(Requirements)
Extract the whole listing as it stands. Do not include the pictures.

(Given material)
[start]

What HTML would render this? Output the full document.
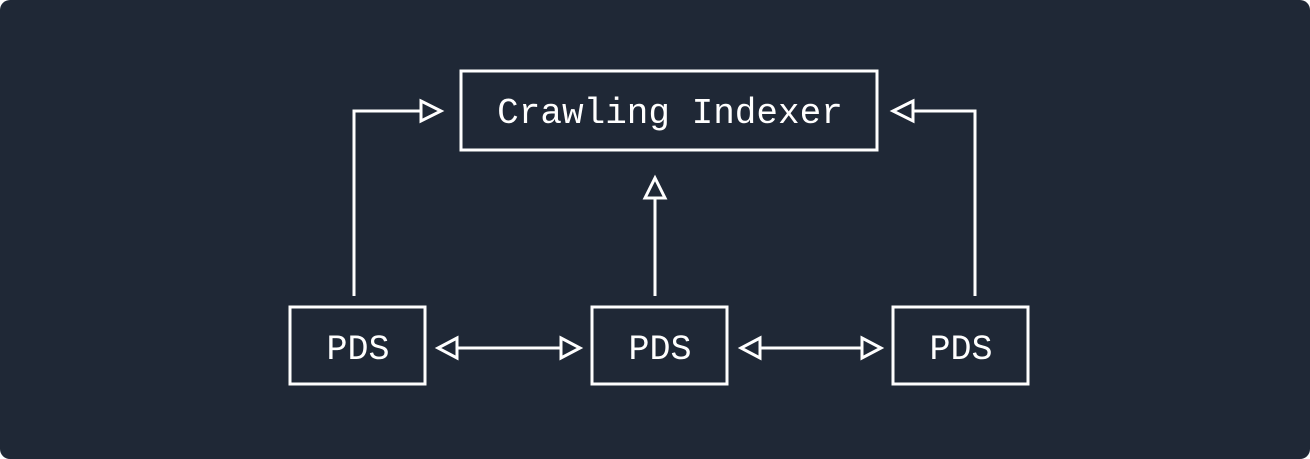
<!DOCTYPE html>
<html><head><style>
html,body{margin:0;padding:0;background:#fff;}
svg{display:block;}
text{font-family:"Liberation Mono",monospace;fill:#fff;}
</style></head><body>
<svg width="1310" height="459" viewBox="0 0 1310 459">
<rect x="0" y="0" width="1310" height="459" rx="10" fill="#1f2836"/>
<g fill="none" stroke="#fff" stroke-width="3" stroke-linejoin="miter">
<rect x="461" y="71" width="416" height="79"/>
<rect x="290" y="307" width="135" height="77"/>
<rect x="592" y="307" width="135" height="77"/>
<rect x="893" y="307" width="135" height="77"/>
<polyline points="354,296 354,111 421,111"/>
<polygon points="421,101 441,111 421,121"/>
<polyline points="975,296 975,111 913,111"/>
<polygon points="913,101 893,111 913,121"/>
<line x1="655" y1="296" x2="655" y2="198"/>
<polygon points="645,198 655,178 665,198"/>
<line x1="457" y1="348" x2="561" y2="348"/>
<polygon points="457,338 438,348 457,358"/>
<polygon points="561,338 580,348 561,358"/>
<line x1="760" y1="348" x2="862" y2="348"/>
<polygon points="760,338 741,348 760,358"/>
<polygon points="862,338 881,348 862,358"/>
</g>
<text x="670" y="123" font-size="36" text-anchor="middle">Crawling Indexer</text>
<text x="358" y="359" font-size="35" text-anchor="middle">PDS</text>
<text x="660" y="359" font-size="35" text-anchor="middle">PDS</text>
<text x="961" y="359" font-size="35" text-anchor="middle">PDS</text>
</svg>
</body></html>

[end]

(Expected output)
What HTML would render this? Output the full document.
<!DOCTYPE html>
<html><head><style>
html,body{margin:0;padding:0;background:#fff;}
svg{display:block;}
text{font-family:"Liberation Mono",monospace;fill:#fff;}
</style></head><body>
<svg width="1310" height="459" viewBox="0 0 1310 459">
<rect x="0" y="0" width="1310" height="459" rx="10" fill="#1f2836"/>
<g fill="none" stroke="#fff" stroke-width="3" stroke-linejoin="miter">
<rect x="461" y="71" width="416" height="79"/>
<rect x="290" y="307" width="135" height="77"/>
<rect x="592" y="307" width="135" height="77"/>
<rect x="893" y="307" width="135" height="77"/>
<polyline points="354,296 354,111 421,111"/>
<polygon points="421,101 441,111 421,121"/>
<polyline points="975,296 975,111 913,111"/>
<polygon points="913,101 893,111 913,121"/>
<line x1="655" y1="296" x2="655" y2="198"/>
<polygon points="645,198 655,178 665,198"/>
<line x1="457" y1="348" x2="561" y2="348"/>
<polygon points="457,338 438,348 457,358"/>
<polygon points="561,338 580,348 561,358"/>
<line x1="760" y1="348" x2="862" y2="348"/>
<polygon points="760,338 741,348 760,358"/>
<polygon points="862,338 881,348 862,358"/>
</g>
<text x="670" y="123" font-size="36" text-anchor="middle">Crawling Indexer</text>
<text x="358" y="359" font-size="35" text-anchor="middle">PDS</text>
<text x="660" y="359" font-size="35" text-anchor="middle">PDS</text>
<text x="961" y="359" font-size="35" text-anchor="middle">PDS</text>
</svg>
</body></html>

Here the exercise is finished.